When Americans buy imports, foreigners must do something with the dollars they earn. They can either use the dollars to buy American exports or to invest in American assets, such as Treasury bills, stocks, real estate, and factories.

If the amount of investment capital entering the U.S. exceeds the amount flowing out, the extra dollars entering the country can then be used by Americans to buy imports over and above the amount we could buy merely from what we earn by selling exports. So a current account deficit is simply the mirror image of a capital account surplus.

In the global economy, some countries, such as the United States, are net importers of capital and thus run a trade deficit. Others, such as Japan, are net capital exporters because domestic savings exceed domestic investment. The excess savings these capital exporters send abroad returns to their home market to purchase exports, creating a trade surplus.

One reason for a trade deficit can be that the deficit country is growing faster than its trading partners. Faster growth attracts investment dollars, which, along with rising incomes, allow the deficit country to buy more imports on the global market.

In slower-growing countries, demand for imports falls and capital flows outward to greener pastures. This largely explains our rising trade deficit with Asian Pacific nations, including Japan.

It also explains why trade deficits have tended to expand in times of relative prosperity, and to contract in times of recession. It is no coincidence that the smallest American merchandise trade deficit since 1982, $74 billion in 1991, occurred during the period’s only recession.

Germany switched from a current account surplus of $50 billion in 1990 to a deficit of $20 billion in 1991. This had nothing to do with a change in trade policy or a sudden loss of competitiveness.

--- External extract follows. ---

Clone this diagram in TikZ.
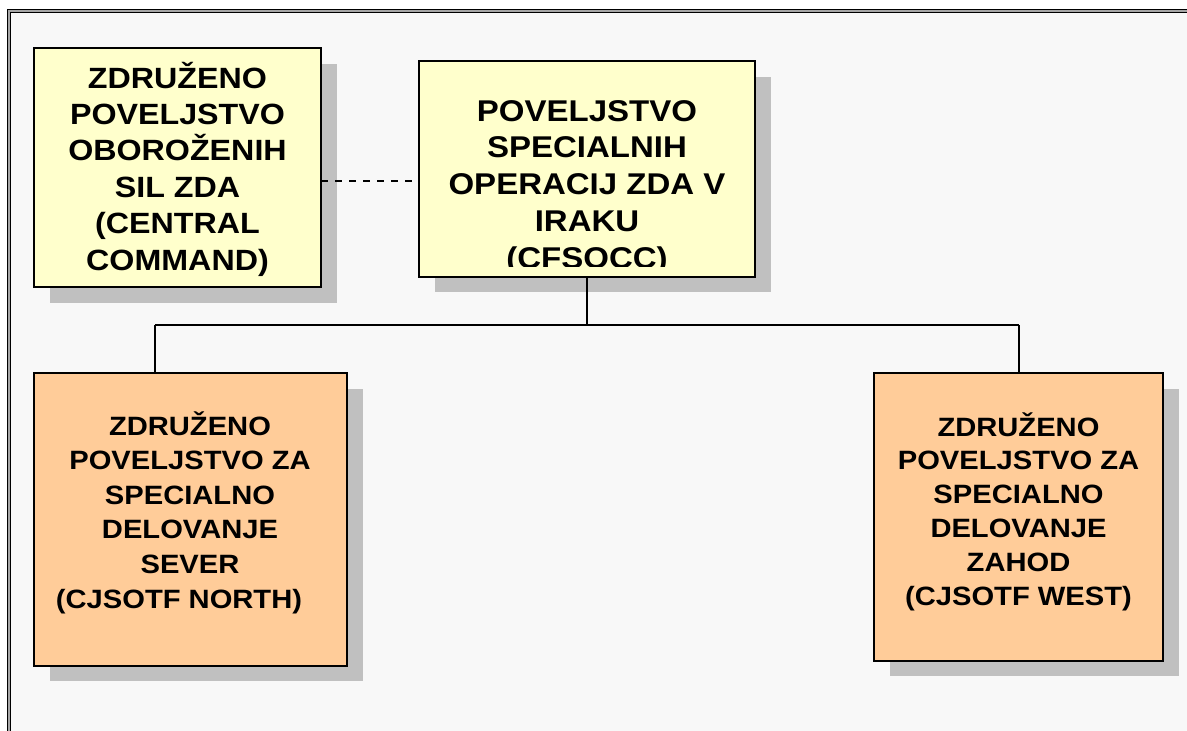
\documentclass[tikz,border=0pt]{standalone}
\usepackage{fontspec}
\setmainfont{Liberation Sans}[FakeStretch=1.1]
\usetikzlibrary{shadows}
\definecolor{bgc}{HTML}{F8F8F8}
\definecolor{framegray}{HTML}{A6A6A6}
\definecolor{yellowfill}{HTML}{FFFFCC}
\definecolor{orangefill}{HTML}{FFCC99}
\definecolor{shgray}{HTML}{C0C0C0}
\begin{document}
\begin{tikzpicture}[x=1pt,y=-1pt,
  box/.style={draw=black, line width=2pt, rectangle, inner sep=0pt, outer sep=0pt, anchor=north west,
    general shadow={shadow xshift=15.5pt, shadow yshift=-15.5pt, fill=shgray}},
  lbl/.style={anchor=base, align=center, inner sep=0pt, font=\bfseries},
  conn/.style={draw=black, line width=1.3pt},
  dashconn/.style={draw=black, line width=1.4pt, dash pattern=on 7pt off 7pt, dash phase=0pt}]
\useasboundingbox (0,0) rectangle (1187,731);
\clip (0,0) rectangle (1187,731);
% frame
\fill[white] (0,0) rectangle (1187,731);
\fill[black] (7.3,9.3) rectangle (1200,750);
\fill[framegray] (8.3,10.3) rectangle (1200,750);
\fill[black] (10,12) rectangle (1200,750);
\fill[bgc] (11,13.3) rectangle (1200,750);
% boxes
\node[box, fill=yellowfill, minimum width=287pt, minimum height=239pt] (b1) at (34,48) {};
\node[box, fill=yellowfill, minimum width=336pt, minimum height=215.5pt] (b2) at (419,61) {};
\node[box, fill=orangefill, minimum width=313pt, minimum height=292.5pt] (b3) at (34,373) {};
\node[box, fill=orangefill, minimum width=289pt, minimum height=287.5pt] (b4) at (874,373) {};
% texts (anchor = baseline of the last line)
\node[lbl, font=\bfseries\fontsize{29.3}{36.4}\selectfont] (t1) at (177.5,270)
  {ZDRUŽENO\\POVELJSTVO\\OBOROŽENIH\\SIL ZDA\\(CENTRAL\\COMMAND)};
\begin{scope}
\clip (419,61) rectangle (755,266.5);
\node[lbl, font=\bfseries\fontsize{30}{36.7}\selectfont] (t2) at (587,268)
  {POVELJSTVO\\SPECIALNIH\\OPERACIJ ZDA V\\IRAKU\\(CFSOCC)};
\end{scope}
\node[lbl, font=\bfseries\fontsize{26.5}{34.6}\selectfont] (t3) at (190,608)
  {ZDRUŽENO\\POVELJSTVO ZA\\SPECIALNO\\DELOVANJE\\SEVER\\(CJSOTF NORTH)\hspace*{22pt}};
\node[lbl, font=\bfseries\fontsize{26.5}{33.8}\selectfont] (t4) at (1018.5,605)
  {ZDRUŽENO\\POVELJSTVO ZA\\SPECIALNO\\DELOVANJE\\ZAHOD\\(CJSOTF WEST)};
% connectors
\coordinate (dy) at (0,181);
\coordinate (bl) at (155,325);
\coordinate (br) at (1019,325);
\draw[dashconn] (b1.east |- dy) -- (b2.west |- dy);
\draw[conn] (b2.south) -- (b2.south |- bl);
\draw[conn] (bl) -- (br);
\draw[conn] (bl) -- (bl |- b3.north);
\draw[conn] (br) -- (br |- b4.north);
\end{tikzpicture}
\end{document}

In 1991, Germans began to invest heavily in the former East Germany rather than spend their savings abroad, leaving foreigners with fewer deutsche marks with which to buy German exports.

Conversely, Mexico flipped from a trade deficit in 1994 to a surplus in 1995 as domestic investment fell in the wake of the peso crisis. Again, the reversal had nothing to do with trade policy or competitiveness, and everything to do with investment flows.

If a trade deficit is determined solely by rates of savings and investment, then the U.S. trade deficit will be impervious to a get-tough trade policy. Slapping higher tariffs on imports will only deprive foreigners of the dollars they would have earned by selling in the U.S. market.

This in turn will reduce the supply of dollars on the international currency market, raise the value of the dollar relative to other currencies, and make dollar-priced U.S. exports more expensive for foreign buyers, thus reducing demand for our exports. Eventually, the volume of exports will fall along with imports and the trade deficit will remain largely unchanged.

Nations do not trade with each other; people do. America’s trade deficit with the rest of the world is only the sum of the individual choices made by American citizens. Those choices, to buy an import or to sell an export, only take place if both parties to the transaction believe it will make them better off. In this way, the "balance of trade" is always positive.

The only reason the U.S. trade deficit is bad news is that so many people believe it is bad news.

Daniel T. Griswold is director of trade and immigration studies at the Cato Institute in Washington.